**EXERCISE AIM**
Give back the full listing verbatim, apart from its images.

%%

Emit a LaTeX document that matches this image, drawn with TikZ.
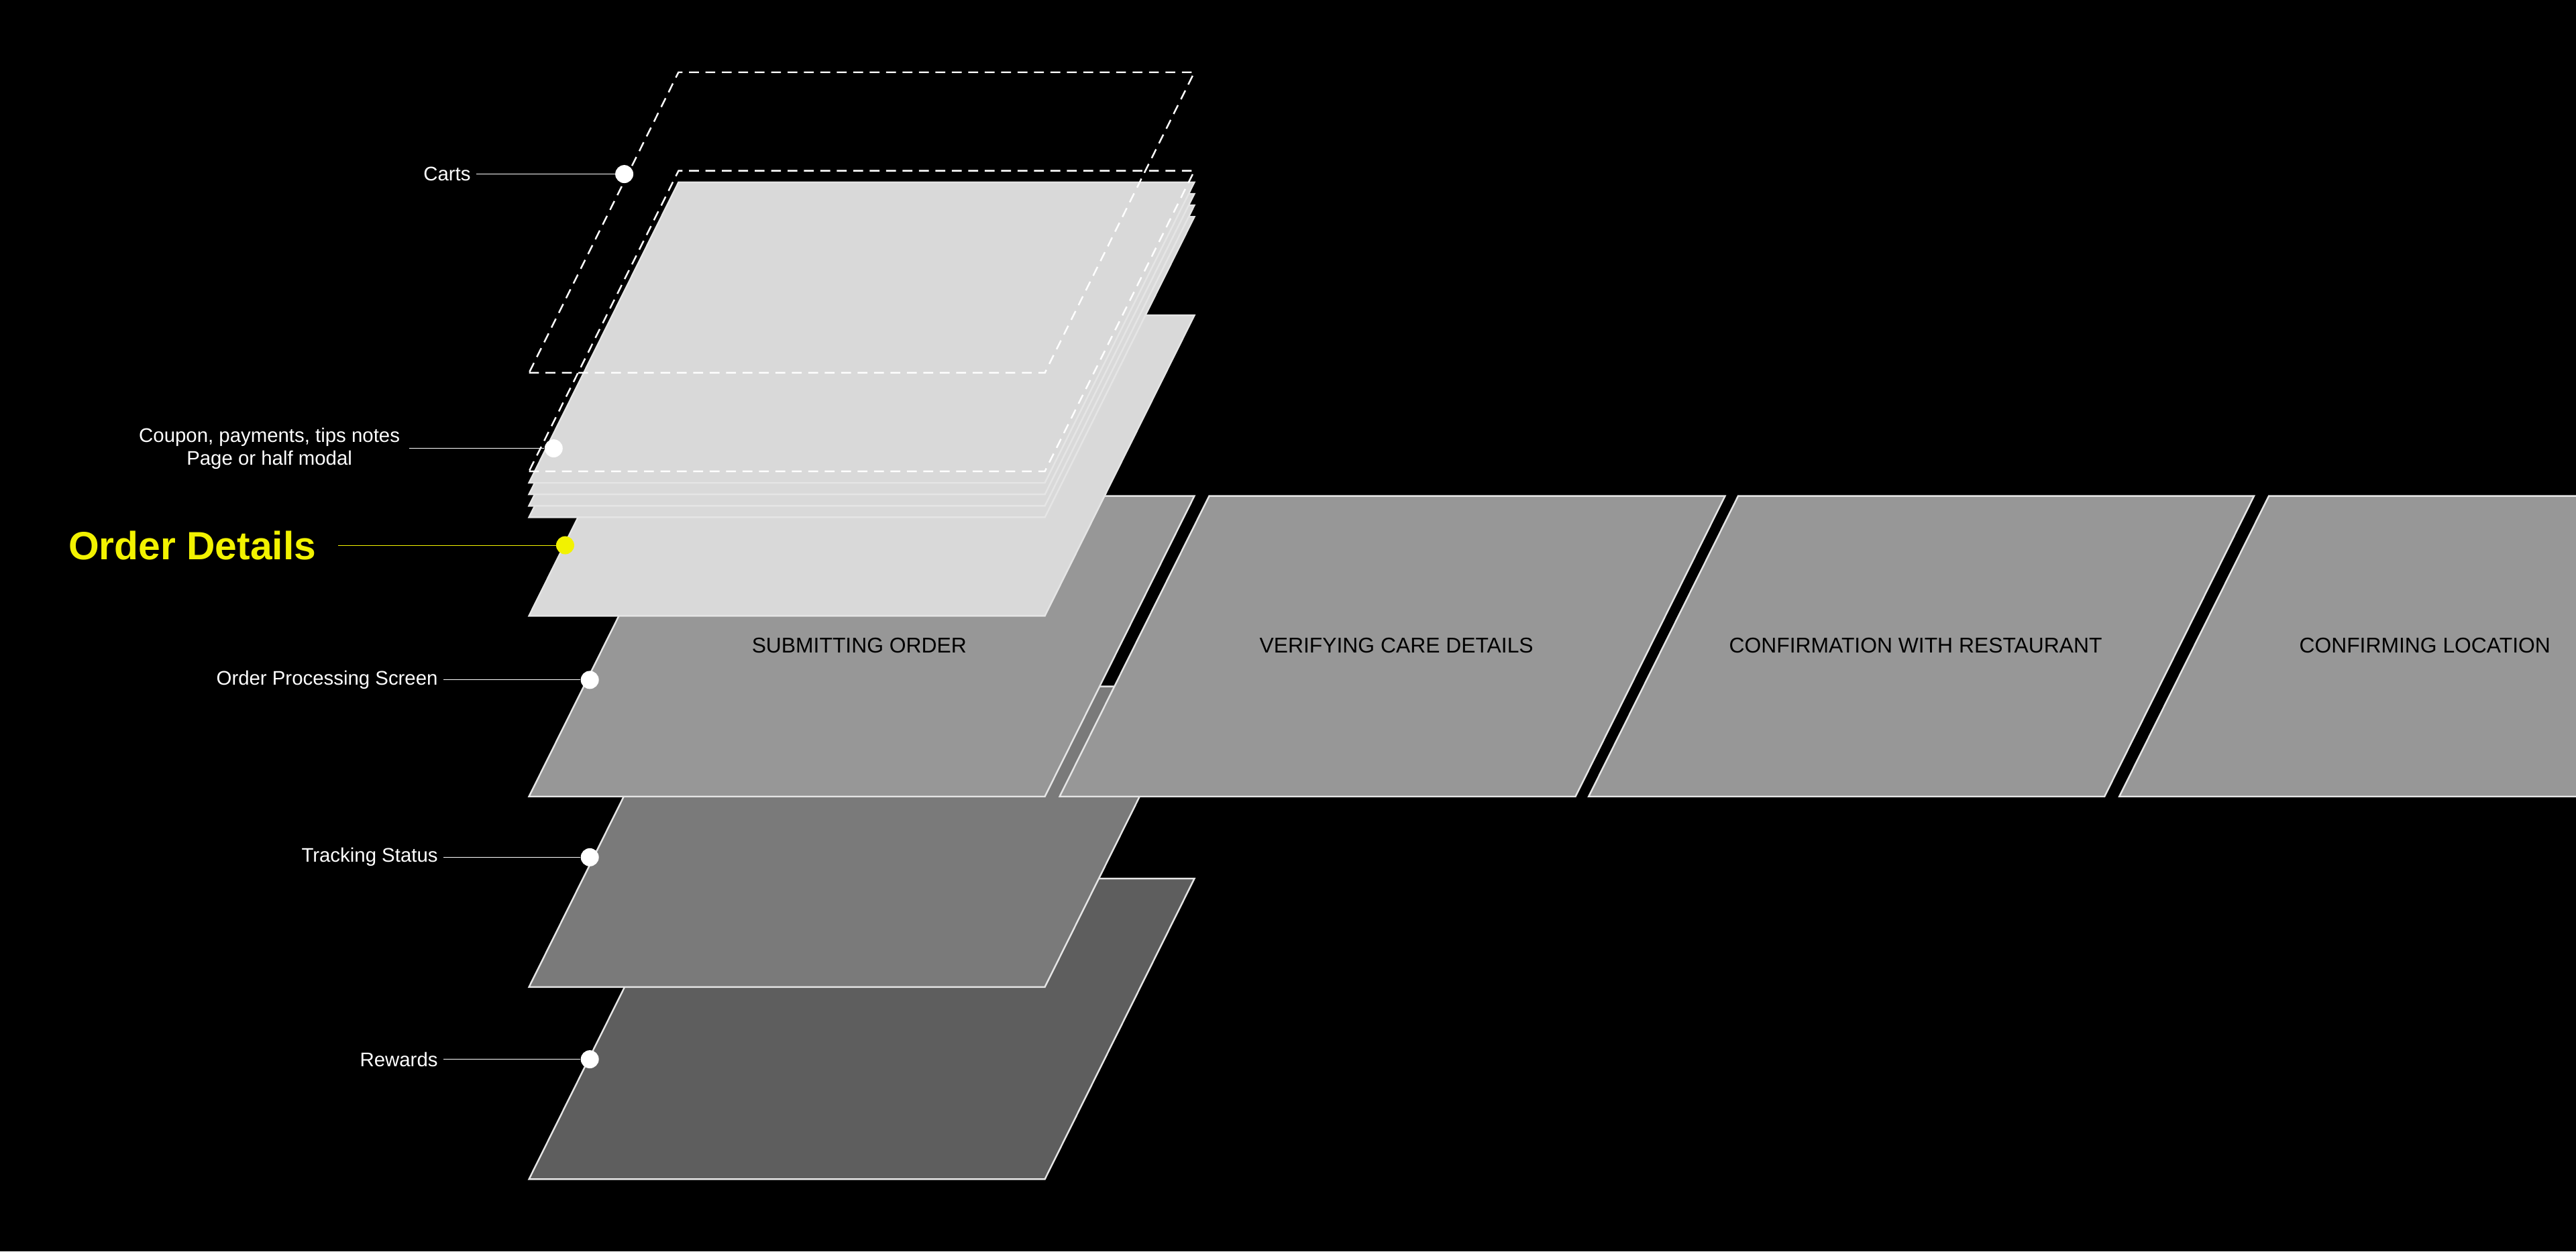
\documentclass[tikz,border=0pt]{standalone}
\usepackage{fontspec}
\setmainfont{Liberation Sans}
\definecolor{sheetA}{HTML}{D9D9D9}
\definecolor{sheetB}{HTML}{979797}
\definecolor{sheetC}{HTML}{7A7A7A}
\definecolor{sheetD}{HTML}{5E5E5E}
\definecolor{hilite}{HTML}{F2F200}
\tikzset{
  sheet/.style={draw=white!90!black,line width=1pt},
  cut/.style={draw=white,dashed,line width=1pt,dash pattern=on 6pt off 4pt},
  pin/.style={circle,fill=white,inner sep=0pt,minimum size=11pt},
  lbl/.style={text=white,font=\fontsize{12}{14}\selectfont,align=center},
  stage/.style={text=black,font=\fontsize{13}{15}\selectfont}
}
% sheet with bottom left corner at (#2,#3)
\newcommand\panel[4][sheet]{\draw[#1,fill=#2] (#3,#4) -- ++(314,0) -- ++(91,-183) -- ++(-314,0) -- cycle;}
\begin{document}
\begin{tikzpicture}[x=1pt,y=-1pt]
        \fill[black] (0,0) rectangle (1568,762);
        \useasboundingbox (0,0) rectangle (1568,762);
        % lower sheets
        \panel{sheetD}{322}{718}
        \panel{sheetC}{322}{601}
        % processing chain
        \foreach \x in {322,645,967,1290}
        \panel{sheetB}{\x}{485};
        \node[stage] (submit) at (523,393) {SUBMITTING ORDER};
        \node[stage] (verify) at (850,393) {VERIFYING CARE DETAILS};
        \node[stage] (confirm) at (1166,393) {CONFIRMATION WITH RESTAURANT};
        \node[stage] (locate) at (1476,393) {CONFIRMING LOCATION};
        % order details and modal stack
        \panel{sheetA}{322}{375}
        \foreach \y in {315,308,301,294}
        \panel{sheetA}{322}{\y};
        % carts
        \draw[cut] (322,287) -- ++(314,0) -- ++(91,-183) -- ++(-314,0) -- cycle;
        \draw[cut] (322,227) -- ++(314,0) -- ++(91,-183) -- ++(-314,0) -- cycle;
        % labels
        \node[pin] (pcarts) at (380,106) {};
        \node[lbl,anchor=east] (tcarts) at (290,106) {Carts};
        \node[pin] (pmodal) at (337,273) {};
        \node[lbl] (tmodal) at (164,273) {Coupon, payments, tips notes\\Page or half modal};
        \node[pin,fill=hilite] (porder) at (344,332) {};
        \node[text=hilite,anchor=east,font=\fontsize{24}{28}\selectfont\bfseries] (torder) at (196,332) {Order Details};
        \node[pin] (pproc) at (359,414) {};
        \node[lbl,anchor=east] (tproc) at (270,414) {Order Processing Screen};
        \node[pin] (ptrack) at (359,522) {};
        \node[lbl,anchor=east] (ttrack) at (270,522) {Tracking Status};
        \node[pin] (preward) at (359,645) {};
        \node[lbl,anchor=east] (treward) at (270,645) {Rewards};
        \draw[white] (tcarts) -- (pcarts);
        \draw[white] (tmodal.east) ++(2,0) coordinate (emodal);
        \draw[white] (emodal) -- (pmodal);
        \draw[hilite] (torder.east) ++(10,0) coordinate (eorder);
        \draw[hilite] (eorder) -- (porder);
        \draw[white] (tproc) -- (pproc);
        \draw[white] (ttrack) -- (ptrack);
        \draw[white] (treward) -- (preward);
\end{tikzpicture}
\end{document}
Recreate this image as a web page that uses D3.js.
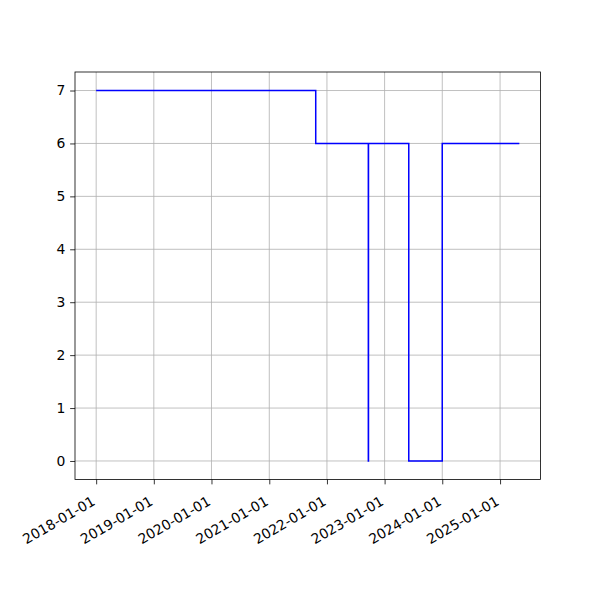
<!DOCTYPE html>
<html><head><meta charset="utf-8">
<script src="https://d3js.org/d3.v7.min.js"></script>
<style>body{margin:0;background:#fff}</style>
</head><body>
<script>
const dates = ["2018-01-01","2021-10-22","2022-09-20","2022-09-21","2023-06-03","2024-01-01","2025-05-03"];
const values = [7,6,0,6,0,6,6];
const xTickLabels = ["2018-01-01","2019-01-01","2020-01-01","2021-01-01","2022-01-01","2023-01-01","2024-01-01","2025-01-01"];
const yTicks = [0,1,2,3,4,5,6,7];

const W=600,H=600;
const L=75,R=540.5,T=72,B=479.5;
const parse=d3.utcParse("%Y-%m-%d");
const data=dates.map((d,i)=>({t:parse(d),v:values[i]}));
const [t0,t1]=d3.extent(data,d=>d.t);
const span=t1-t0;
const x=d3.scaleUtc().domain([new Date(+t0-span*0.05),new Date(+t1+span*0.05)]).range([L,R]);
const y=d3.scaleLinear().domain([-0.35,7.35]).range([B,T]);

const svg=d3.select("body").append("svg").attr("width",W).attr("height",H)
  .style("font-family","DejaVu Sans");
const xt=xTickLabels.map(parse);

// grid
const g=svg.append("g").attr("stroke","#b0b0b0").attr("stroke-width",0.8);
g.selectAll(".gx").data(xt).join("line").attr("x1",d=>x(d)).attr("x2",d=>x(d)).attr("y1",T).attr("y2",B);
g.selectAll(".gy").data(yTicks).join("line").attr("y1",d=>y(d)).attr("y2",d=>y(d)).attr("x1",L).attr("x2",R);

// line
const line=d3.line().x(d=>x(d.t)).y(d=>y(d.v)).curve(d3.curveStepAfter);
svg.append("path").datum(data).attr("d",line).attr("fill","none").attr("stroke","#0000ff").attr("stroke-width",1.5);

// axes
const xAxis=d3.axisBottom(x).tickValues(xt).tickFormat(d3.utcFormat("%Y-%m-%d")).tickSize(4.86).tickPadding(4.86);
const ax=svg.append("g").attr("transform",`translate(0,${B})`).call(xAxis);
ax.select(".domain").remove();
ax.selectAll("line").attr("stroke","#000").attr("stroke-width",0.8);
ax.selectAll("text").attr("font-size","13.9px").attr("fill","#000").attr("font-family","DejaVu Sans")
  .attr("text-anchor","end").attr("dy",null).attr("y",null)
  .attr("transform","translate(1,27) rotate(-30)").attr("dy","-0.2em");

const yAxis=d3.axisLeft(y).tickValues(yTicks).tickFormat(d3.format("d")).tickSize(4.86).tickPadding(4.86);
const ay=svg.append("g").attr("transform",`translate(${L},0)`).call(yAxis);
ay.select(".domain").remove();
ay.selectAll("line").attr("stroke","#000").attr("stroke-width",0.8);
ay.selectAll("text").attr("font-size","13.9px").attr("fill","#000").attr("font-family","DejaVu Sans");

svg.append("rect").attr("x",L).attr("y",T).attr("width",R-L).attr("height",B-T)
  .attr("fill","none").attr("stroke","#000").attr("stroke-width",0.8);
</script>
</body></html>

%%

**ANSWER**
Emit a LaTeX document that matches this image, drawn with TikZ.
\documentclass[tikz,border=0pt]{standalone}
\usepackage{fontspec}
\setmainfont{Liberation Sans}
\definecolor{sheetA}{HTML}{D9D9D9}
\definecolor{sheetB}{HTML}{979797}
\definecolor{sheetC}{HTML}{7A7A7A}
\definecolor{sheetD}{HTML}{5E5E5E}
\definecolor{hilite}{HTML}{F2F200}
\tikzset{
  sheet/.style={draw=white!90!black,line width=1pt},
  cut/.style={draw=white,dashed,line width=1pt,dash pattern=on 6pt off 4pt},
  pin/.style={circle,fill=white,inner sep=0pt,minimum size=11pt},
  lbl/.style={text=white,font=\fontsize{12}{14}\selectfont,align=center},
  stage/.style={text=black,font=\fontsize{13}{15}\selectfont}
}
% sheet with bottom left corner at (#2,#3)
\newcommand\panel[4][sheet]{\draw[#1,fill=#2] (#3,#4) -- ++(314,0) -- ++(91,-183) -- ++(-314,0) -- cycle;}
\begin{document}
\begin{tikzpicture}[x=1pt,y=-1pt]
        \fill[black] (0,0) rectangle (1568,762);
        \useasboundingbox (0,0) rectangle (1568,762);
        % lower sheets
        \panel{sheetD}{322}{718}
        \panel{sheetC}{322}{601}
        % processing chain
        \foreach \x in {322,645,967,1290}
        \panel{sheetB}{\x}{485};
        \node[stage] (submit) at (523,393) {SUBMITTING ORDER};
        \node[stage] (verify) at (850,393) {VERIFYING CARE DETAILS};
        \node[stage] (confirm) at (1166,393) {CONFIRMATION WITH RESTAURANT};
        \node[stage] (locate) at (1476,393) {CONFIRMING LOCATION};
        % order details and modal stack
        \panel{sheetA}{322}{375}
        \foreach \y in {315,308,301,294}
        \panel{sheetA}{322}{\y};
        % carts
        \draw[cut] (322,287) -- ++(314,0) -- ++(91,-183) -- ++(-314,0) -- cycle;
        \draw[cut] (322,227) -- ++(314,0) -- ++(91,-183) -- ++(-314,0) -- cycle;
        % labels
        \node[pin] (pcarts) at (380,106) {};
        \node[lbl,anchor=east] (tcarts) at (290,106) {Carts};
        \node[pin] (pmodal) at (337,273) {};
        \node[lbl] (tmodal) at (164,273) {Coupon, payments, tips notes\\Page or half modal};
        \node[pin,fill=hilite] (porder) at (344,332) {};
        \node[text=hilite,anchor=east,font=\fontsize{24}{28}\selectfont\bfseries] (torder) at (196,332) {Order Details};
        \node[pin] (pproc) at (359,414) {};
        \node[lbl,anchor=east] (tproc) at (270,414) {Order Processing Screen};
        \node[pin] (ptrack) at (359,522) {};
        \node[lbl,anchor=east] (ttrack) at (270,522) {Tracking Status};
        \node[pin] (preward) at (359,645) {};
        \node[lbl,anchor=east] (treward) at (270,645) {Rewards};
        \draw[white] (tcarts) -- (pcarts);
        \draw[white] (tmodal.east) ++(2,0) coordinate (emodal);
        \draw[white] (emodal) -- (pmodal);
        \draw[hilite] (torder.east) ++(10,0) coordinate (eorder);
        \draw[hilite] (eorder) -- (porder);
        \draw[white] (tproc) -- (pproc);
        \draw[white] (ttrack) -- (ptrack);
        \draw[white] (treward) -- (preward);
\end{tikzpicture}
\end{document}
Recreate this image as a web page that uses D3.js.
<!DOCTYPE html>
<html><head><meta charset="utf-8">
<script src="https://d3js.org/d3.v7.min.js"></script>
<style>body{margin:0;background:#fff}</style>
</head><body>
<script>
const dates = ["2018-01-01","2021-10-22","2022-09-20","2022-09-21","2023-06-03","2024-01-01","2025-05-03"];
const values = [7,6,0,6,0,6,6];
const xTickLabels = ["2018-01-01","2019-01-01","2020-01-01","2021-01-01","2022-01-01","2023-01-01","2024-01-01","2025-01-01"];
const yTicks = [0,1,2,3,4,5,6,7];

const W=600,H=600;
const L=75,R=540.5,T=72,B=479.5;
const parse=d3.utcParse("%Y-%m-%d");
const data=dates.map((d,i)=>({t:parse(d),v:values[i]}));
const [t0,t1]=d3.extent(data,d=>d.t);
const span=t1-t0;
const x=d3.scaleUtc().domain([new Date(+t0-span*0.05),new Date(+t1+span*0.05)]).range([L,R]);
const y=d3.scaleLinear().domain([-0.35,7.35]).range([B,T]);

const svg=d3.select("body").append("svg").attr("width",W).attr("height",H)
  .style("font-family","DejaVu Sans");
const xt=xTickLabels.map(parse);

// grid
const g=svg.append("g").attr("stroke","#b0b0b0").attr("stroke-width",0.8);
g.selectAll(".gx").data(xt).join("line").attr("x1",d=>x(d)).attr("x2",d=>x(d)).attr("y1",T).attr("y2",B);
g.selectAll(".gy").data(yTicks).join("line").attr("y1",d=>y(d)).attr("y2",d=>y(d)).attr("x1",L).attr("x2",R);

// line
const line=d3.line().x(d=>x(d.t)).y(d=>y(d.v)).curve(d3.curveStepAfter);
svg.append("path").datum(data).attr("d",line).attr("fill","none").attr("stroke","#0000ff").attr("stroke-width",1.5);

// axes
const xAxis=d3.axisBottom(x).tickValues(xt).tickFormat(d3.utcFormat("%Y-%m-%d")).tickSize(4.86).tickPadding(4.86);
const ax=svg.append("g").attr("transform",`translate(0,${B})`).call(xAxis);
ax.select(".domain").remove();
ax.selectAll("line").attr("stroke","#000").attr("stroke-width",0.8);
ax.selectAll("text").attr("font-size","13.9px").attr("fill","#000").attr("font-family","DejaVu Sans")
  .attr("text-anchor","end").attr("dy",null).attr("y",null)
  .attr("transform","translate(1,27) rotate(-30)").attr("dy","-0.2em");

const yAxis=d3.axisLeft(y).tickValues(yTicks).tickFormat(d3.format("d")).tickSize(4.86).tickPadding(4.86);
const ay=svg.append("g").attr("transform",`translate(${L},0)`).call(yAxis);
ay.select(".domain").remove();
ay.selectAll("line").attr("stroke","#000").attr("stroke-width",0.8);
ay.selectAll("text").attr("font-size","13.9px").attr("fill","#000").attr("font-family","DejaVu Sans");

svg.append("rect").attr("x",L).attr("y",T).attr("width",R-L).attr("height",B-T)
  .attr("fill","none").attr("stroke","#000").attr("stroke-width",0.8);
</script>
</body></html>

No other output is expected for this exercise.